DATA LINES:

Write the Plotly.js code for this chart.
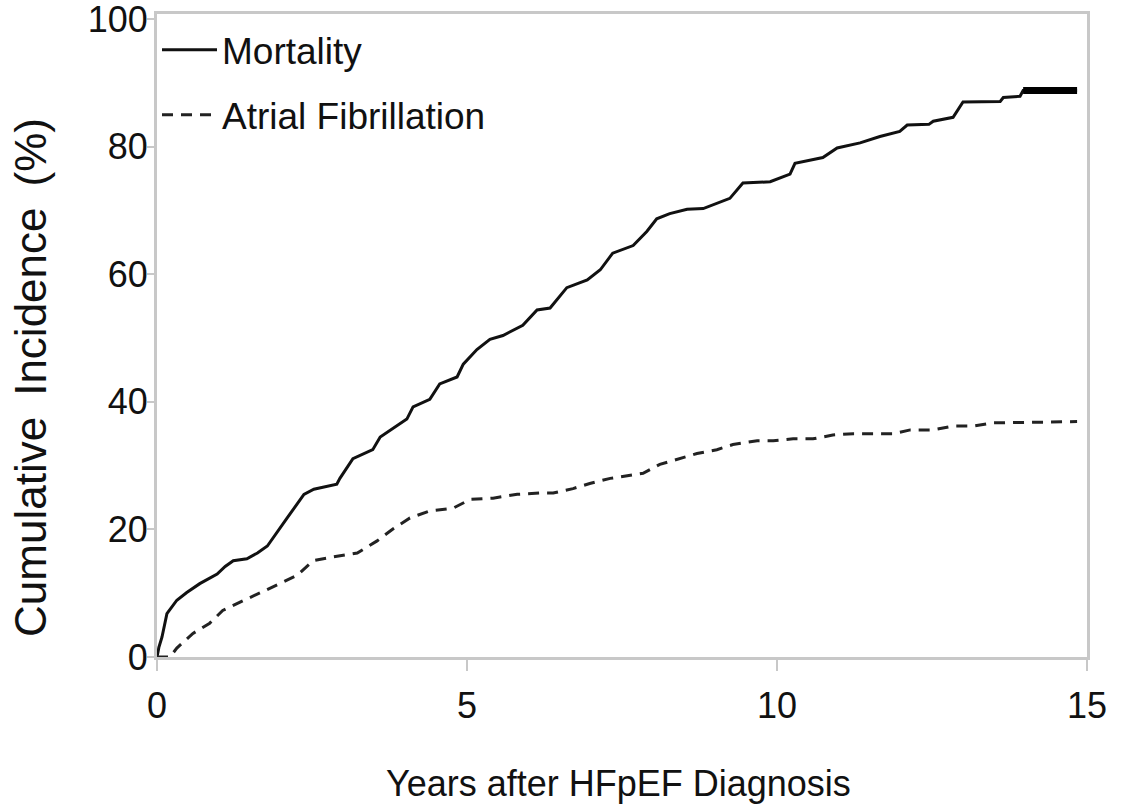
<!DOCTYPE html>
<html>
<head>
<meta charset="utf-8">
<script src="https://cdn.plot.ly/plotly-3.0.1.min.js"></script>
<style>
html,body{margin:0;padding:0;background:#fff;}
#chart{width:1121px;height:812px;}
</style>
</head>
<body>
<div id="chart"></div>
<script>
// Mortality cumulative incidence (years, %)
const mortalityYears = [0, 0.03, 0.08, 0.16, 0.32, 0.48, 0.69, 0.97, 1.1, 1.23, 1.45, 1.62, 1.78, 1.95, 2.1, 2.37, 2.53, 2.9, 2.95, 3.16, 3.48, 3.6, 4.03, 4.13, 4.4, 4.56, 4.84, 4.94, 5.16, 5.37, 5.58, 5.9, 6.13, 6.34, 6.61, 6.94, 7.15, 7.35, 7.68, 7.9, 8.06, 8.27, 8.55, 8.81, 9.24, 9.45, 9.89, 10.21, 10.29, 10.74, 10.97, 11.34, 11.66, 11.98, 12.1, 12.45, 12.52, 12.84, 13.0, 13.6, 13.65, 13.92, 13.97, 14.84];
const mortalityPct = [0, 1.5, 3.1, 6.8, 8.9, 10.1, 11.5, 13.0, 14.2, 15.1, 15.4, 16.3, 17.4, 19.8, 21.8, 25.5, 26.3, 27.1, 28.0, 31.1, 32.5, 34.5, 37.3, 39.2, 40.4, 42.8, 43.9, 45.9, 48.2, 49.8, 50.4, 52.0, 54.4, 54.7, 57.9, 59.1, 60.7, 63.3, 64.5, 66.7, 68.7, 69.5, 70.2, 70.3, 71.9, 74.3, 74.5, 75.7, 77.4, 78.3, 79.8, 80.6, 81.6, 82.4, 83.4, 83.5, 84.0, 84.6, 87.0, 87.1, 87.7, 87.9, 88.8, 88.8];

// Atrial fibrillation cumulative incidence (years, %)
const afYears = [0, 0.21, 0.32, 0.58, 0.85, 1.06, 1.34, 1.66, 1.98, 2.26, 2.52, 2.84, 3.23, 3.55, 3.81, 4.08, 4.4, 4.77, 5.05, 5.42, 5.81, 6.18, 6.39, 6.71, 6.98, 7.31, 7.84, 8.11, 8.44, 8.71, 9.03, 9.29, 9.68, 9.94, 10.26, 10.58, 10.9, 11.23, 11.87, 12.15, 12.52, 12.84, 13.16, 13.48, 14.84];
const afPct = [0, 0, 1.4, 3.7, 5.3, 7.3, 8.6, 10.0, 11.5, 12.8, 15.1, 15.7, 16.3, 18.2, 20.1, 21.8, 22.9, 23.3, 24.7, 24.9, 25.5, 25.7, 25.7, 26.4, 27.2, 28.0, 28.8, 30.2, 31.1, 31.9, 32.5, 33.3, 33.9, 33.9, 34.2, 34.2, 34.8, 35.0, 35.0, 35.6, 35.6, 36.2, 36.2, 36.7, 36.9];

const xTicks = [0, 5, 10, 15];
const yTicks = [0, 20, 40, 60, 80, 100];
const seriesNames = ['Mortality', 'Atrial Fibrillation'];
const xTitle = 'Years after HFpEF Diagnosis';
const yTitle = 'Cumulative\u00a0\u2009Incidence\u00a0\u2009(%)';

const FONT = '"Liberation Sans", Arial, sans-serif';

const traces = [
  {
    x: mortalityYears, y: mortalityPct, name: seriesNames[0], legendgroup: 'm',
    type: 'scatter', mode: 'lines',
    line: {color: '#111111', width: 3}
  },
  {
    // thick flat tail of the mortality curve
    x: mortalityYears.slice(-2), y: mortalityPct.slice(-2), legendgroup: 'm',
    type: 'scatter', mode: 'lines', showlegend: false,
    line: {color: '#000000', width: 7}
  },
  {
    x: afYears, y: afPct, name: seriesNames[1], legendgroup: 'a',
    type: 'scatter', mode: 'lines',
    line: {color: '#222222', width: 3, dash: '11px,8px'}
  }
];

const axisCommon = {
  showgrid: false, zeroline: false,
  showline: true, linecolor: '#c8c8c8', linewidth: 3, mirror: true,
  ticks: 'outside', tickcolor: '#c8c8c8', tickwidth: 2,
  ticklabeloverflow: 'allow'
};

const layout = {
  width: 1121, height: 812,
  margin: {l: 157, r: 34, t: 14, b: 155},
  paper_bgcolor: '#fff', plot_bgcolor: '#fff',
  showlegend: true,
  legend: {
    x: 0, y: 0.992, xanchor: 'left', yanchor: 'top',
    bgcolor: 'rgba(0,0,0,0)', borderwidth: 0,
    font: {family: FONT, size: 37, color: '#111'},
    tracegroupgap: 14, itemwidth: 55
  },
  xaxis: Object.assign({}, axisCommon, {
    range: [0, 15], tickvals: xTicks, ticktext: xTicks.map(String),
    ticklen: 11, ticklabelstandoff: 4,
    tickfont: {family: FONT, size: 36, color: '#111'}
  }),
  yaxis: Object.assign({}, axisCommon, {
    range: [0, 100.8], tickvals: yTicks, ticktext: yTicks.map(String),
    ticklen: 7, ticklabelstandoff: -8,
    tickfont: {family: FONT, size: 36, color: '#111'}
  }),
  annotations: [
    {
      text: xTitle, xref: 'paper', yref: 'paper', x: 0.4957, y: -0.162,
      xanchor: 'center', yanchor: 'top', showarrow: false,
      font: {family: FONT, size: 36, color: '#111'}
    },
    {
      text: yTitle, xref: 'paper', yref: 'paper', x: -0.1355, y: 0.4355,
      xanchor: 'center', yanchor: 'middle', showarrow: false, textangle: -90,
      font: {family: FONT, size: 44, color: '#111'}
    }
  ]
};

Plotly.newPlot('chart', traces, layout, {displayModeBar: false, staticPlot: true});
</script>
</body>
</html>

EXERCISE AIM:
Leaving out the pictures, repeat the data above exactly.

EXERCISE SOLUTION:
Write the Plotly.js code for this chart.
<!DOCTYPE html>
<html>
<head>
<meta charset="utf-8">
<script src="https://cdn.plot.ly/plotly-3.0.1.min.js"></script>
<style>
html,body{margin:0;padding:0;background:#fff;}
#chart{width:1121px;height:812px;}
</style>
</head>
<body>
<div id="chart"></div>
<script>
// Mortality cumulative incidence (years, %)
const mortalityYears = [0, 0.03, 0.08, 0.16, 0.32, 0.48, 0.69, 0.97, 1.1, 1.23, 1.45, 1.62, 1.78, 1.95, 2.1, 2.37, 2.53, 2.9, 2.95, 3.16, 3.48, 3.6, 4.03, 4.13, 4.4, 4.56, 4.84, 4.94, 5.16, 5.37, 5.58, 5.9, 6.13, 6.34, 6.61, 6.94, 7.15, 7.35, 7.68, 7.9, 8.06, 8.27, 8.55, 8.81, 9.24, 9.45, 9.89, 10.21, 10.29, 10.74, 10.97, 11.34, 11.66, 11.98, 12.1, 12.45, 12.52, 12.84, 13.0, 13.6, 13.65, 13.92, 13.97, 14.84];
const mortalityPct = [0, 1.5, 3.1, 6.8, 8.9, 10.1, 11.5, 13.0, 14.2, 15.1, 15.4, 16.3, 17.4, 19.8, 21.8, 25.5, 26.3, 27.1, 28.0, 31.1, 32.5, 34.5, 37.3, 39.2, 40.4, 42.8, 43.9, 45.9, 48.2, 49.8, 50.4, 52.0, 54.4, 54.7, 57.9, 59.1, 60.7, 63.3, 64.5, 66.7, 68.7, 69.5, 70.2, 70.3, 71.9, 74.3, 74.5, 75.7, 77.4, 78.3, 79.8, 80.6, 81.6, 82.4, 83.4, 83.5, 84.0, 84.6, 87.0, 87.1, 87.7, 87.9, 88.8, 88.8];

// Atrial fibrillation cumulative incidence (years, %)
const afYears = [0, 0.21, 0.32, 0.58, 0.85, 1.06, 1.34, 1.66, 1.98, 2.26, 2.52, 2.84, 3.23, 3.55, 3.81, 4.08, 4.4, 4.77, 5.05, 5.42, 5.81, 6.18, 6.39, 6.71, 6.98, 7.31, 7.84, 8.11, 8.44, 8.71, 9.03, 9.29, 9.68, 9.94, 10.26, 10.58, 10.9, 11.23, 11.87, 12.15, 12.52, 12.84, 13.16, 13.48, 14.84];
const afPct = [0, 0, 1.4, 3.7, 5.3, 7.3, 8.6, 10.0, 11.5, 12.8, 15.1, 15.7, 16.3, 18.2, 20.1, 21.8, 22.9, 23.3, 24.7, 24.9, 25.5, 25.7, 25.7, 26.4, 27.2, 28.0, 28.8, 30.2, 31.1, 31.9, 32.5, 33.3, 33.9, 33.9, 34.2, 34.2, 34.8, 35.0, 35.0, 35.6, 35.6, 36.2, 36.2, 36.7, 36.9];

const xTicks = [0, 5, 10, 15];
const yTicks = [0, 20, 40, 60, 80, 100];
const seriesNames = ['Mortality', 'Atrial Fibrillation'];
const xTitle = 'Years after HFpEF Diagnosis';
const yTitle = 'Cumulative\u00a0\u2009Incidence\u00a0\u2009(%)';

const FONT = '"Liberation Sans", Arial, sans-serif';

const traces = [
  {
    x: mortalityYears, y: mortalityPct, name: seriesNames[0], legendgroup: 'm',
    type: 'scatter', mode: 'lines',
    line: {color: '#111111', width: 3}
  },
  {
    // thick flat tail of the mortality curve
    x: mortalityYears.slice(-2), y: mortalityPct.slice(-2), legendgroup: 'm',
    type: 'scatter', mode: 'lines', showlegend: false,
    line: {color: '#000000', width: 7}
  },
  {
    x: afYears, y: afPct, name: seriesNames[1], legendgroup: 'a',
    type: 'scatter', mode: 'lines',
    line: {color: '#222222', width: 3, dash: '11px,8px'}
  }
];

const axisCommon = {
  showgrid: false, zeroline: false,
  showline: true, linecolor: '#c8c8c8', linewidth: 3, mirror: true,
  ticks: 'outside', tickcolor: '#c8c8c8', tickwidth: 2,
  ticklabeloverflow: 'allow'
};

const layout = {
  width: 1121, height: 812,
  margin: {l: 157, r: 34, t: 14, b: 155},
  paper_bgcolor: '#fff', plot_bgcolor: '#fff',
  showlegend: true,
  legend: {
    x: 0, y: 0.992, xanchor: 'left', yanchor: 'top',
    bgcolor: 'rgba(0,0,0,0)', borderwidth: 0,
    font: {family: FONT, size: 37, color: '#111'},
    tracegroupgap: 14, itemwidth: 55
  },
  xaxis: Object.assign({}, axisCommon, {
    range: [0, 15], tickvals: xTicks, ticktext: xTicks.map(String),
    ticklen: 11, ticklabelstandoff: 4,
    tickfont: {family: FONT, size: 36, color: '#111'}
  }),
  yaxis: Object.assign({}, axisCommon, {
    range: [0, 100.8], tickvals: yTicks, ticktext: yTicks.map(String),
    ticklen: 7, ticklabelstandoff: -8,
    tickfont: {family: FONT, size: 36, color: '#111'}
  }),
  annotations: [
    {
      text: xTitle, xref: 'paper', yref: 'paper', x: 0.4957, y: -0.162,
      xanchor: 'center', yanchor: 'top', showarrow: false,
      font: {family: FONT, size: 36, color: '#111'}
    },
    {
      text: yTitle, xref: 'paper', yref: 'paper', x: -0.1355, y: 0.4355,
      xanchor: 'center', yanchor: 'middle', showarrow: false, textangle: -90,
      font: {family: FONT, size: 44, color: '#111'}
    }
  ]
};

Plotly.newPlot('chart', traces, layout, {displayModeBar: false, staticPlot: true});
</script>
</body>
</html>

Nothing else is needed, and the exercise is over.